Data shown
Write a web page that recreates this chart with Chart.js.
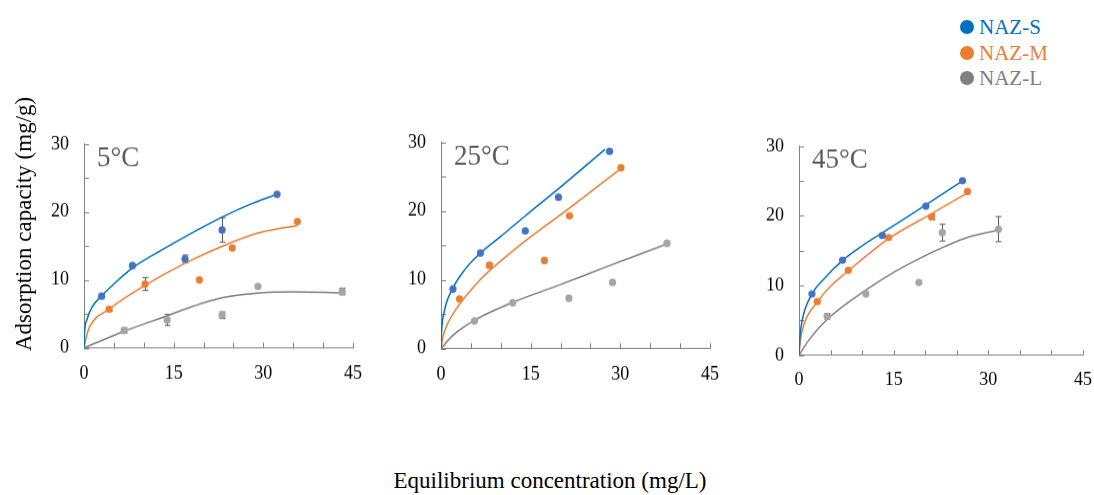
<!DOCTYPE html>
<html>
<head>
<meta charset="utf-8">
<script src="https://cdn.jsdelivr.net/npm/chart.js@4.4.1/dist/chart.umd.min.js"></script>
<style>
  body { margin: 0; background: #fff; width: 1094px; height: 495px; position: relative; overflow: hidden; font-family: "Liberation Serif", serif; }
  canvas { position: absolute; }
  .leg { position: absolute; left: 960px; font-size: 21px; line-height: 21px; white-space: nowrap; }
  .leg span { display: inline-block; width: 14px; height: 14px; border-radius: 50%; vertical-align: 0px; margin-right: 5px; }
  #ytitle { position: absolute; left: 24px; top: 224px; font-size: 23px; white-space: nowrap; transform: translate(-50%, -50%) rotate(-90deg); }
  #xtitle { position: absolute; left: 550px; top: 481px; font-size: 23px; white-space: nowrap; transform: translate(-50%, -50%); }
</style>
</head>
<body>
<canvas id="c0" width="400" height="300"></canvas>
<canvas id="c1" width="400" height="300"></canvas>
<canvas id="c2" width="400" height="300"></canvas>
<div id="legend"></div>
<div id="ytitle">Adsorption capacity (mg/g)</div>
<div id="xtitle">Equilibrium concentration (mg/L)</div>
<script>
// Datos
const temperaturas = ['5°C', '25°C', '45°C'];
const series = ['NAZ-S', 'NAZ-M', 'NAZ-L'];
const xTicks = [0, 15, 30, 45];
const yTicks = [0, 10, 20, 30];

// 5°C - puntos medidos
const s5x = [2.95, 8.1, 16.9, 23.1, 32.3];
const s5y = [7.6, 12.1, 13.1, 17.35, 22.6];
const s5e = [0, 0, 0.55, 1.8, 0];
const m5x = [4.2, 10.2, 19.3, 24.8, 35.7];
const m5y = [5.7, 9.4, 10.0, 14.7, 18.6];
const m5e = [0.3, 0.95, 0, 0, 0];
const l5x = [6.7, 13.9, 23.1, 29.1, 43.2];
const l5y = [2.55, 4.1, 4.8, 9.05, 8.3];
const l5e = [0.4, 0.8, 0.5, 0, 0.5];
// 5°C - curvas ajustadas
const s5fx = [0, 0.1, 0.5, 1.5, 3, 5, 8, 12, 17, 23, 28, 32.3];
const s5fy = [0, 2.3, 4.2, 6.2, 7.7, 9.4, 11.7, 13.9, 16.4, 19.2, 21.2, 22.6];
const m5fx = [0, 0.45, 1, 4.2, 10.2, 17, 24.9, 30, 35.7];
const m5fy = [0, 1.8, 3.2, 5.7, 9.2, 12.5, 15.6, 17.1, 18.0];
const l5fx = [0, 6.6, 14, 18.5, 23.2, 29.5, 35, 43.2];
const l5fy = [0, 2.4, 4.75, 6.2, 7.4, 8.1, 8.25, 8.1];

// 25°C - puntos medidos
const s25x = [2.0, 6.6, 14.1, 19.65, 28.2];
const s25y = [8.65, 13.9, 17.1, 22.0, 28.7];
const s25e = [0, 0, 0, 0, 0];
const m25x = [3.1, 8.1, 17.3, 21.5, 30.1];
const m25y = [7.2, 12.1, 12.8, 19.3, 26.3];
const m25e = [0, 0.3, 0, 0, 0];
const l25x = [5.6, 12.0, 21.4, 28.7, 37.8];
const l25y = [4.0, 6.65, 7.3, 9.6, 15.3];
const l25e = [0, 0, 0, 0, 0];
// 25°C - curvas ajustadas
const s25fx = [0, 0.1, 0.5, 2, 4, 6.6, 10, 14.1, 19.6, 27.45];
const s25fy = [0, 2.5, 5.2, 8.8, 11.5, 13.9, 16.3, 19.3, 23.2, 29.0];
const m25fx = [0, 0.3, 1, 3, 6.56, 8.1, 13, 21.5, 29.7];
const m25fy = [0, 1.6, 3.4, 6.3, 10.0, 11.3, 14.9, 20.45, 25.9];
const l25fx = [0, 2, 5.6, 12, 20, 28, 37.8];
const l25fy = [0, 1.9, 4.1, 6.7, 9.3, 12.0, 15.2];

// 45°C - puntos medidos
const s45x = [2.05, 6.9, 13.2, 20.1, 25.9];
const s45y = [8.8, 13.65, 17.2, 21.4, 25.05];
const s45e = [0, 0, 0, 0, 0];
const m45x = [2.9, 7.8, 14.2, 21.0, 26.7];
const m45y = [7.7, 12.2, 16.9, 19.85, 23.5];
const m45e = [0, 0, 0, 0.4, 0];
const l45x = [4.45, 10.6, 19.0, 22.7, 31.6];
const l45y = [5.6, 8.8, 10.45, 17.6, 18.1];
const l45e = [0.4, 0, 0, 1.2, 1.8];
// 45°C - curvas ajustadas
const s45fx = [0, 0.15, 0.5, 2.06, 4, 6.9, 10, 13.25, 20.16, 25.5];
const s45fy = [0, 2.6, 5.0, 8.8, 11.0, 13.6, 15.7, 17.6, 21.6, 24.8];
const m45fx = [0, 0.2, 0.8, 2.95, 5, 7.8, 14.3, 21, 26.7];
const m45fy = [0, 2.0, 4.5, 7.7, 9.9, 12.1, 16.8, 20.3, 23.3];
const l45fx = [0, 1.5, 4.4, 10.5, 15.2, 20, 23.2, 27, 31.6];
const l45fy = [0, 2.1, 5.1, 9.3, 12.0, 14.3, 15.65, 17.0, 17.95];

const colorPunto = ['#4472C4', '#ED7D31', '#A5A5A5'];
const colorLinea = ['#0070C0', '#ED7D31', '#7F7F7F'];
const colorLeyenda = ['#0070C0', '#ED7D31', '#7F7F7F'];

const paneles = [
    { puntos: [[s5x, s5y, s5e], [m5x, m5y, m5e], [l5x, l5y, l5e]],
      curvas: [[s5fx, s5fy], [m5fx, m5fy], [l5fx, l5fy]],
      area: { left: 84, top: 143, right: 353, bottom: 349 } },
    { puntos: [[s25x, s25y, s25e], [m25x, m25y, m25e], [l25x, l25y, l25e]],
      curvas: [[s25fx, s25fy], [m25fx, m25fy], [l25fx, l25fy]],
      area: { left: 441, top: 141, right: 710, bottom: 350 } },
    { puntos: [[s45x, s45y, s45e], [m45x, m45y, m45e], [l45x, l45y, l45e]],
      curvas: [[s45fx, s45fy], [m45fx, m45fy], [l45fx, l45fy]],
      area: { left: 799, top: 146, right: 1083, bottom: 355 } }
];

const ANCHO_Y = 50, ALTO_X = 36;
const fuente = '"Liberation Serif", "Times New Roman", serif';

function juntar(xs, ys) {
    return xs.map((x, i) => ({ x: x, y: ys[i] }));
}

// Barras de error, marcas hacia dentro y rótulo de temperatura
const pluginExtras = {
    id: 'extras',
    beforeDatasetsDraw(chart) {
        const ctx = chart.ctx;
        const xs = chart.scales.x, ys = chart.scales.y;
        ctx.save();
        ctx.strokeStyle = '#808080';
        ctx.lineWidth = 1;
        // marcas de los ejes
        xs.ticks.forEach(t => {
            const px = Math.round(xs.getPixelForValue(t.value)) + 0.5;
            ctx.beginPath();
            ctx.moveTo(px, ys.bottom);
            ctx.lineTo(px, ys.bottom - 5);
            ctx.stroke();
        });
        ys.ticks.forEach(t => {
            const py = Math.round(ys.getPixelForValue(t.value)) + 0.5;
            ctx.beginPath();
            ctx.moveTo(xs.left, py);
            ctx.lineTo(xs.left + 5, py);
            ctx.stroke();
        });
        // barras de error
        ctx.strokeStyle = '#595959';
        chart.data.datasets.forEach(ds => {
            if (!ds.errores) return;
            ds.data.forEach((p, i) => {
                const e = ds.errores[i];
                if (!e) return;
                const px = Math.round(xs.getPixelForValue(p.x)) + 0.5;
                const y1 = ys.getPixelForValue(p.y + e);
                const y2 = ys.getPixelForValue(p.y - e);
                ctx.beginPath();
                ctx.moveTo(px, y1); ctx.lineTo(px, y2);
                ctx.moveTo(px - 3, y1); ctx.lineTo(px + 3, y1);
                ctx.moveTo(px - 3, y2); ctx.lineTo(px + 3, y2);
                ctx.stroke();
            });
        });
        ctx.restore();
    },
    afterDraw(chart, args, opts) {
        const ctx = chart.ctx;
        ctx.save();
        ctx.fillStyle = '#595959';
        ctx.font = '27px ' + fuente;
        ctx.textBaseline = 'top';
        ctx.fillText(opts.texto, chart.chartArea.left + 13, chart.chartArea.top + 1);
        ctx.restore();
    }
};

function crearPanel(i) {
    const p = paneles[i];
    const a = p.area;
    const canvas = document.getElementById('c' + i);

    const datasets = [];
    p.curvas.forEach((c, k) => {
        datasets.push({
            label: series[k] + ' ajuste',
            data: juntar(c[0], c[1]),
            showLine: true,
            borderColor: colorLinea[k],
            borderWidth: 1.5,
            pointRadius: 0,
            cubicInterpolationMode: 'monotone',
            order: 2
        });
    });
    p.puntos.forEach((pt, k) => {
        datasets.push({
            label: series[k],
            data: juntar(pt[0], pt[1]),
            errores: pt[2],
            showLine: false,
            backgroundColor: colorPunto[k],
            borderWidth: 0,
            pointRadius: 3.6,
            order: 1
        });
    });

    const chart = new Chart(canvas.getContext('2d'), {
        type: 'scatter',
        data: { datasets: datasets },
        plugins: [pluginExtras],
        options: {
            responsive: false,
            animation: false,
            layout: { padding: 0 },
            plugins: {
                legend: { display: false },
                tooltip: { enabled: false },
                extras: { texto: temperaturas[i] }
            },
            scales: {
                x: {
                    type: 'linear', min: 0, max: 45,
                    afterFit: s => { s.height = ALTO_X; },
                    border: { color: '#808080', width: 1 },
                    grid: { display: false, drawTicks: false },
                    ticks: {
                        stepSize: 5, padding: 14, color: '#000', maxRotation: 0,
                        font: { family: fuente, size: 18 },
                        callback: v => xTicks.includes(v) ? v : ''
                    }
                },
                y: {
                    type: 'linear', min: 0, max: 30,
                    afterFit: s => { s.width = ANCHO_Y; },
                    border: { color: '#808080', width: 1 },
                    grid: { display: false, drawTicks: false },
                    ticks: {
                        stepSize: 5, padding: 15, color: '#000',
                        font: { family: fuente, size: 18 },
                        callback: v => yTicks.includes(v) ? v : ''
                    }
                }
            }
        }
    });

    // Ajustar el lienzo para que el área del gráfico caiga donde en la figura
    const ca = chart.chartArea;
    const L = ca.left, T = ca.top;
    const R = chart.width - ca.right, B = chart.height - ca.bottom;
    const w = Math.round(a.right - a.left + L + R);
    const h = Math.round(a.bottom - a.top + T + B);
    chart.resize(w, h);
    canvas.style.width = w + 'px';
    canvas.style.height = h + 'px';
    canvas.style.left = Math.round(a.left - chart.chartArea.left) + 'px';
    canvas.style.top = Math.round(a.top - chart.chartArea.top) + 'px';
}

// Leyenda
function crearLeyenda() {
    const cont = document.getElementById('legend');
    series.forEach((nombre, k) => {
        const d = document.createElement('div');
        d.className = 'leg';
        d.style.top = (17 + k * 25.7) + 'px';
        d.style.color = colorLeyenda[k];
        d.innerHTML = `<span style="background:${colorLinea[k]}"></span>${nombre}`;
        cont.appendChild(d);
    });
}

crearPanel(0);
crearPanel(1);
crearPanel(2);
crearLeyenda();
</script>
</body>
</html>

Request
Your task is to restate word for word the lines from the top of the data to the line containing "const l5fy = [0, 2.4, 4.75, 6.2, 7.4, 8.1, 8.25, 8.1];", both ends included, with every picture left out.

Result
Write a web page that recreates this chart with Chart.js.
<!DOCTYPE html>
<html>
<head>
<meta charset="utf-8">
<script src="https://cdn.jsdelivr.net/npm/chart.js@4.4.1/dist/chart.umd.min.js"></script>
<style>
  body { margin: 0; background: #fff; width: 1094px; height: 495px; position: relative; overflow: hidden; font-family: "Liberation Serif", serif; }
  canvas { position: absolute; }
  .leg { position: absolute; left: 960px; font-size: 21px; line-height: 21px; white-space: nowrap; }
  .leg span { display: inline-block; width: 14px; height: 14px; border-radius: 50%; vertical-align: 0px; margin-right: 5px; }
  #ytitle { position: absolute; left: 24px; top: 224px; font-size: 23px; white-space: nowrap; transform: translate(-50%, -50%) rotate(-90deg); }
  #xtitle { position: absolute; left: 550px; top: 481px; font-size: 23px; white-space: nowrap; transform: translate(-50%, -50%); }
</style>
</head>
<body>
<canvas id="c0" width="400" height="300"></canvas>
<canvas id="c1" width="400" height="300"></canvas>
<canvas id="c2" width="400" height="300"></canvas>
<div id="legend"></div>
<div id="ytitle">Adsorption capacity (mg/g)</div>
<div id="xtitle">Equilibrium concentration (mg/L)</div>
<script>
// Datos
const temperaturas = ['5°C', '25°C', '45°C'];
const series = ['NAZ-S', 'NAZ-M', 'NAZ-L'];
const xTicks = [0, 15, 30, 45];
const yTicks = [0, 10, 20, 30];

// 5°C - puntos medidos
const s5x = [2.95, 8.1, 16.9, 23.1, 32.3];
const s5y = [7.6, 12.1, 13.1, 17.35, 22.6];
const s5e = [0, 0, 0.55, 1.8, 0];
const m5x = [4.2, 10.2, 19.3, 24.8, 35.7];
const m5y = [5.7, 9.4, 10.0, 14.7, 18.6];
const m5e = [0.3, 0.95, 0, 0, 0];
const l5x = [6.7, 13.9, 23.1, 29.1, 43.2];
const l5y = [2.55, 4.1, 4.8, 9.05, 8.3];
const l5e = [0.4, 0.8, 0.5, 0, 0.5];
// 5°C - curvas ajustadas
const s5fx = [0, 0.1, 0.5, 1.5, 3, 5, 8, 12, 17, 23, 28, 32.3];
const s5fy = [0, 2.3, 4.2, 6.2, 7.7, 9.4, 11.7, 13.9, 16.4, 19.2, 21.2, 22.6];
const m5fx = [0, 0.45, 1, 4.2, 10.2, 17, 24.9, 30, 35.7];
const m5fy = [0, 1.8, 3.2, 5.7, 9.2, 12.5, 15.6, 17.1, 18.0];
const l5fx = [0, 6.6, 14, 18.5, 23.2, 29.5, 35, 43.2];
const l5fy = [0, 2.4, 4.75, 6.2, 7.4, 8.1, 8.25, 8.1];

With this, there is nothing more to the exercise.